In destinations popular with travellers you'll find pansiyons (pensions): family-run guesthouses where you can get a good, clean single/double from around ₺60/90. Many also have triple and quadruple rooms. At the top end, some pricier pensions are almost on a par with boutique hotels.

In touristy areas in particular, the advantages of staying in a pension, as opposed to a cheap hotel, include:

  • A choice of simple meals
  • Book exchange
  • Laundry service
  • Staff who speak at least one foreign language

Ev Pansiyonu

In a few places, old-fashioned ev pansiyonu (pension in a private home) survive. These are simply rooms in a family house that are let to visitors at busy times of year. They do not normally advertise their existence in a formal way: ask locals where to find them and look out for kıralık oda (room for rent) signs. English is rarely spoken by the proprietors, so some knowledge of Turkish would be helpful.

Tree Houses

Olympos is famous for its 'tree houses': rough-and-ready shelters in forested settings near the beach. The success of these backpacker hang-outs has spawned imitators elsewhere in the western Mediterranean, for example in nearby Çıralı and Saklıkent Gorge.

Touts

In smaller tourist towns such as Selçuk, touts may approach you as you step from the bus and offer you accommodation. Some may string you a line about the pension you're looking for, in the hope of reeling you in and getting a commission from another pension. Taxi drivers also play this game.

It's generally best to politely decline these offers, but if you're on a budget, touts sometimes work for newly opened establishments offering cheap rates. Before they take you to the pension, establish that you're only looking and are under no obligation to stay.

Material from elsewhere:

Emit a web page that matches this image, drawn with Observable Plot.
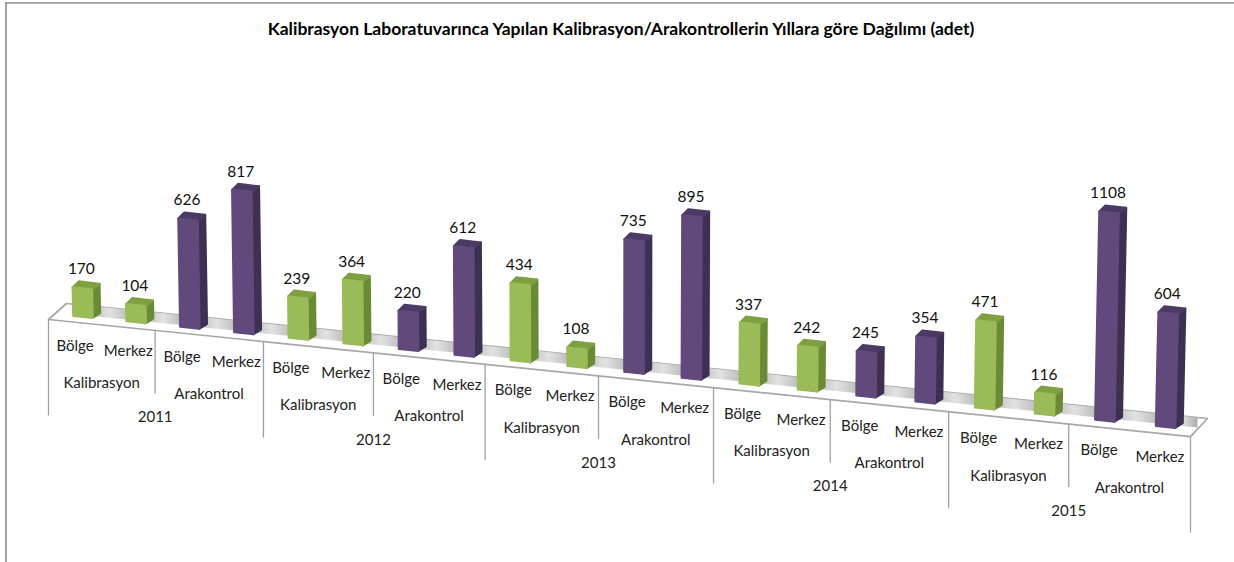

Many pensions operate in informal chains, referring travellers from one to another. If you've enjoyed staying in a place, you may enjoy its owner's recommendations, but stay firm and try not to sign up to anything sight unseen.

No Vacancy

Along the Aegean, Mediterranean and Black Sea coasts, the majority of hotels, pensions and camping grounds close roughly from mid-October to mid-April. Before visiting those regions in the low season, check accommodation is available.